Malvo gets himself picked up by Grimly and handily makes Grimly look bad in front of his superiors. While Grimly insists this is the droid man they're looking for, Malvo does his best bumbler impersonation and puts on the guise of Frank Peterson, a minister with a bingo alibi. I mean that literally: His alibi is that he was hosting bingo night at his church. And it checks out.

What, you ask, about the evidence? Well, that all comes down to one photograph that it decidedly too grainy to rely on. Malvo walks and moves on to the next order of business: plaguing Milos. Again, literally. After the bloodbath shower, Malvo infests Milos' grocery with locusts (or crickets at least). Can the slaying of the firstborn be far behind?

Oh, and we get the backstory of Milos' money: He found it. In 1987 while stalled in the frozen wastelands, Milos prayed to God and was led to where this suitcase of money was hidden. Which means, of course, that it belonged—belongs—to someone . . .

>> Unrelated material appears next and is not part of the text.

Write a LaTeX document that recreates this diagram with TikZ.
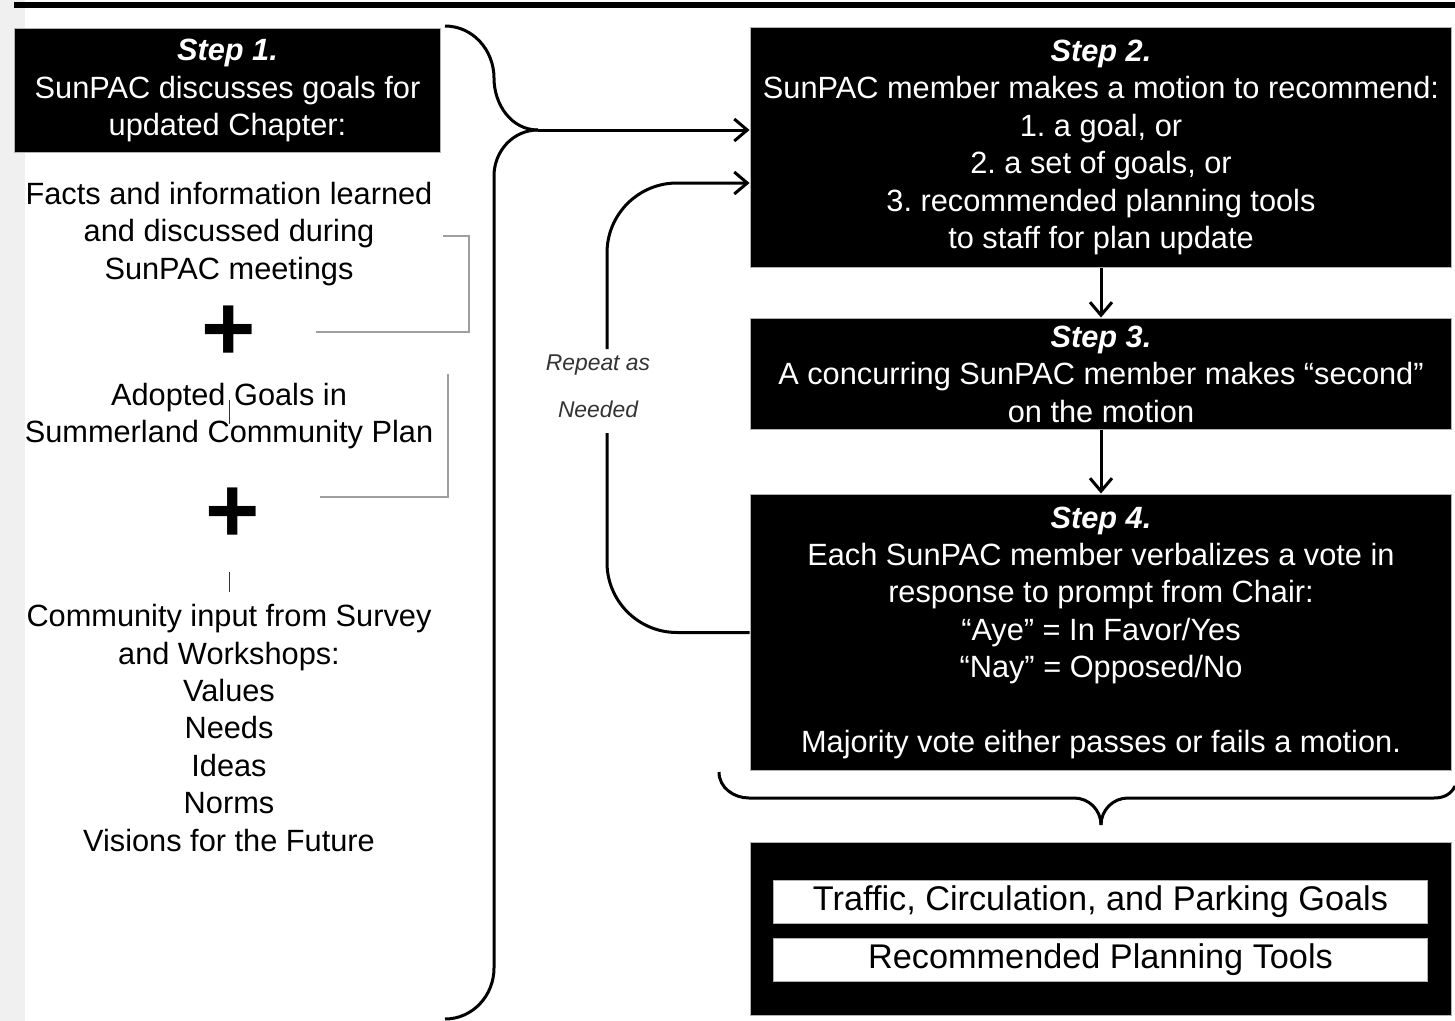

Meanwhile, Lester gets tossed into a car trunk by Mr. Numbers and Mr. Wrench. One would think they'd come up with other ways to do these things, but one sticks with what works, I suppose. Out they drive to the frozen lake but as Mr. Wrench digs the hole, Les steadfastly refuses to admit to Mr. Numbers that he murdered Hess (cuz, you know, he didn't) and tazers Numbers and gets away. A police officer refuses to give Les a lift back to town, so Les punches him to get himself arrested and safely locked away. Or so he thinks.

Cuz Numbers and Wrench have another idea. They get in a fight in a bar and get themselves arrested too.

The episode concludes with Numbers and Wrench joining Lester in holding.

It doesn't seem like a lot happened, but all of it is entertaining enough and well enough done that one doesn't mind the show taking its time with these things.

And why do humans see more shades of green than any other color? Predators. How does that answer Grimly's question? I suppose Malvo means to say it's kill or be killed out in the jungle of the world . . . He can lie like that—camouflage himself— because the alternative is to be eaten alive. And Malvo has set himself up to be the predator rather than the prey.